When I was out shopping yesterday, I saw a homeless person over by the Ace Hardware on 90th. He was wrapped in a coat and further bundled against the frigid cold by a heavy blanket. Nowhere in sight were things like a hat, scarf, gloves or mitten or shoes. At first I thought he might be waiting for the bus, though he was quite a ways from the stop if that were the case. I went into the store and did my shopping but the image of this man huddled against the cold burnished itself into my mind. I came across a rack with hat, mittens and scarves on clearance and bought one of each. I keep an extra pair of socks in the car in case I get stuck in the snow; I grabbed those out of the storage bin and approached the man.

His face was raw and wind burnt, lined by harsh weather and the years. A tear ran down his cheek. I touched him on the shoulder and said, "Sir you must be very cold. I hope these items will warm you. Would you care to join me for a cup of coffee and warm yourself?"

"You've warmed my heart just by stopping but a cup of coffee would be a treat", he said.

I got the car and pulled up beside him and watched him limp a bit as I helped him into the car. "Got that in the war. It acts up more when it's cold outside".

We went into the grocery store and took a seat at a booth in the restaurant. I ordered us both coffee and breakfast. The breakfast special arrived, 2 eggs over easy, toast, and hash browns. The man bowed his head before digging in and then said, "Do you believe in entertaining angels unaware?"

"I do", I said. "I think there are some who look at me and look through me as though by looking away or past me, they can make what is uncomfortable go away" he sighed. He wrapped the toast in his napkin, placed the package tenderly in his pocket, and said "For later".

"Would you like me to take you somewhere warm? You shouldn't be out so long in the cold."

"Yes, but I'd like to wash up a little first. If you'd excuse me." He slowly rose and shuffled to the restroom.

Meanwhile, I thought about he said as I paid our check. He's been in there a long time, I thought. Fifteen passed before I asked a waiter to please go and check on the older gentleman that had been sitting with me. The waiter returned and said, "I don't see him, ma'am."

"Surely he didn't disappear into thin air! Could you please check again?" I said.

The waiter walked off and returned a short time later. "I'm sorry, miss but he isn't there."
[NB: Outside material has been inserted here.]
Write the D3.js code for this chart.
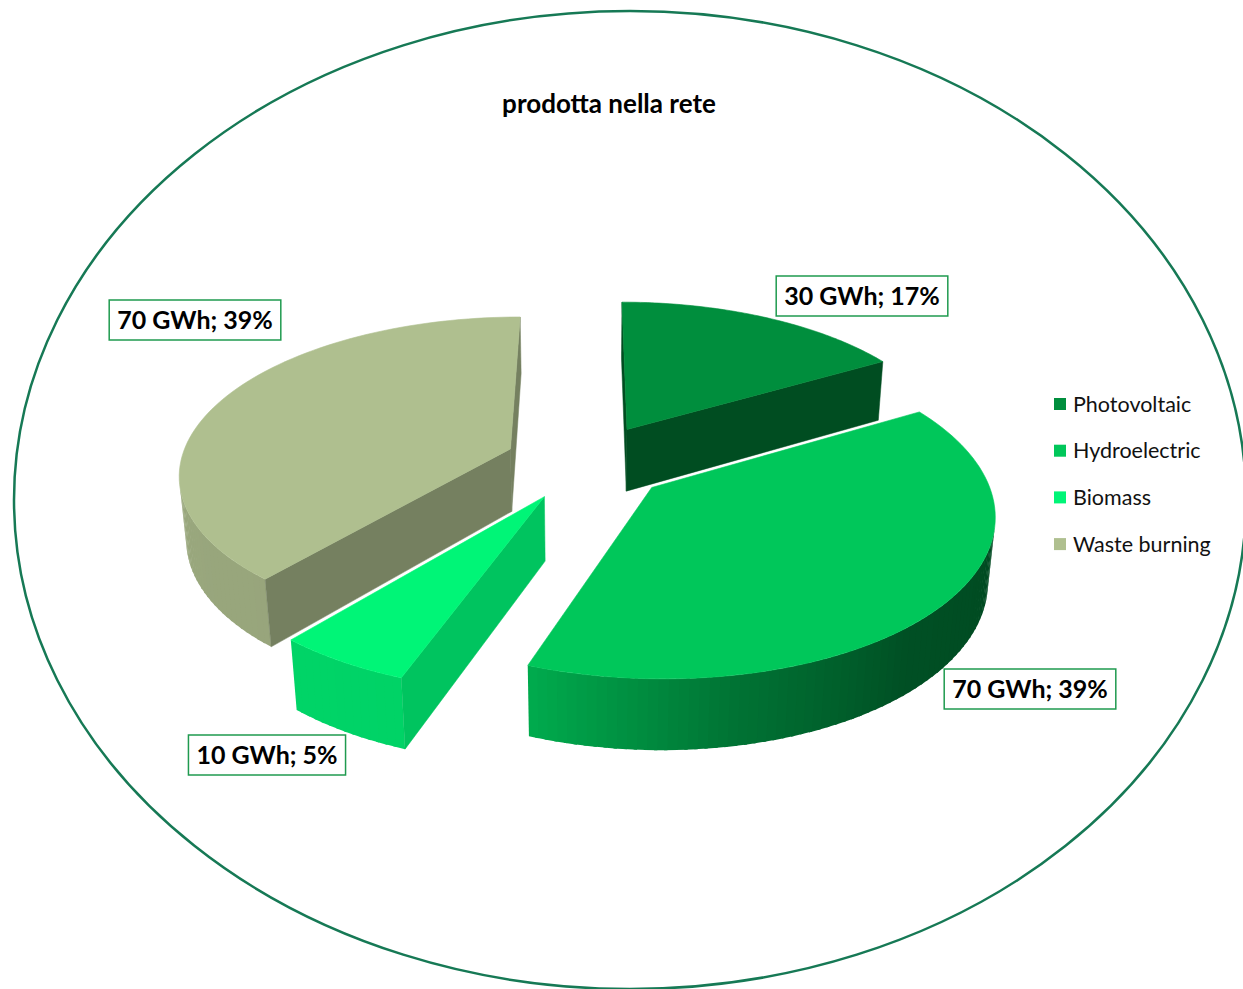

As I gathered my things, my eyes fell upon a crumpled, dirty piece of paper on his seat. I slowly opened it, afraid of invading the man's privacy though I didn't know where he went.

Three words jumped off the page; there were no more. "You are beautiful".

Yes sir, you are.


  1. I'm practically crying as I read this. Praise God for your generosity towards this man.

  2. What a touching story. I am sure he will never forget your kindness.


  3. Thanks! I can't just sit by and pretend that I don't see suffering. I am really not good at sitting on the sidelines. I suppose it's because I had to do much sitting on the sidelines as a kid due to being raised by my grandparents (my grandmother didn't drive and my grandfather couldn't due to glaucoma) so I'm making up for it now.